A teenager from Minnesota hooked and returned an expensive catch while fishing.

Connor Halsa, 14, was fishing in Lake of the Woods with his family when he caught something that wasn’t a fish, Inforum reported.

"I thought I had a huge fish, so I set the hook really hard," Halsa told Inforum.

When Halsa and his cousin pulled his catch out of the water and took a look at it, they realized that they caught a wallet that was filled with $2,000 in cash, according to Inforum.

“We took the money out and let it dry out," Halsa told WDAY-TV. "My dad said we should give it to the person, and I said we should, too.”

Halsa and his family found a business card in the wallet and were able to use it to track down the wallet’s owner.

A farmer in Iowa, Jim Denney, turned out to be the owner of the sunken wallet. He told Inforum that he had been fishing at that lake a year ago when he later realized he lost the wallet. 

"The water was really rough, and I was sitting on the back of the boat and it was rocking back and forth, and it worked itself out and slipped off into the water," Denney told Inforum. 

The farmer didn’t realize until he went to pay for his resort stay and found that he didn’t have his wallet anymore.

"They had to float me the money for the whole deal. That's the (worst) feeling I ever had, didn't have a penny on me," Denney told Inforum.

Finding the small wallet in the over one-million-acre lake was incredibly lucky and hard for the Iowa man to believe. 

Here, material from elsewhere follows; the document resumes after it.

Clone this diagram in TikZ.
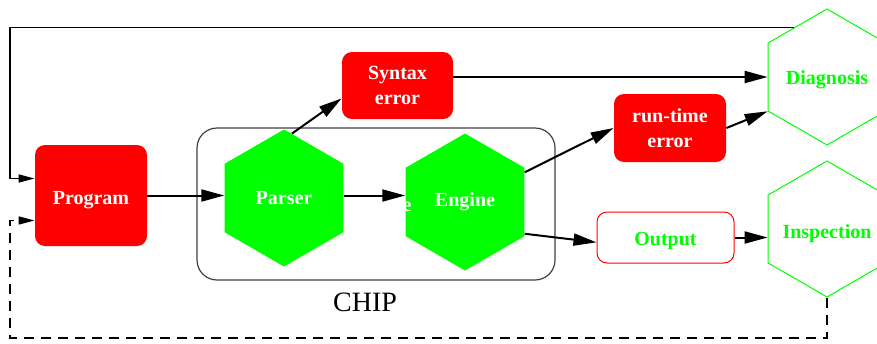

"I tell you what, I have the billfold in my hands, and it is still hard to believe,” Denney told WDAY-TV. "The odds of ever finding or hooking a billfold in 20 feet of water — I don't think there's a number."

Since Halsa and his family refused to accept money as a thank you from Denney, the Iowa farmer met them in Moorehead and gave the young fisherman a fancy new cooler.

"I would take Connor as a grandson any day, and I would fight for him any day," Denney said, Inforum reported. "To meet people like that, who are that honest, I tried to get them to take the money, and they wouldn't do it.”

Halsa said he took away life lessons from the incident, saying "Be nice to everyone and give back. We didn't work hard for the money, he did. It was his money," according to Inforum.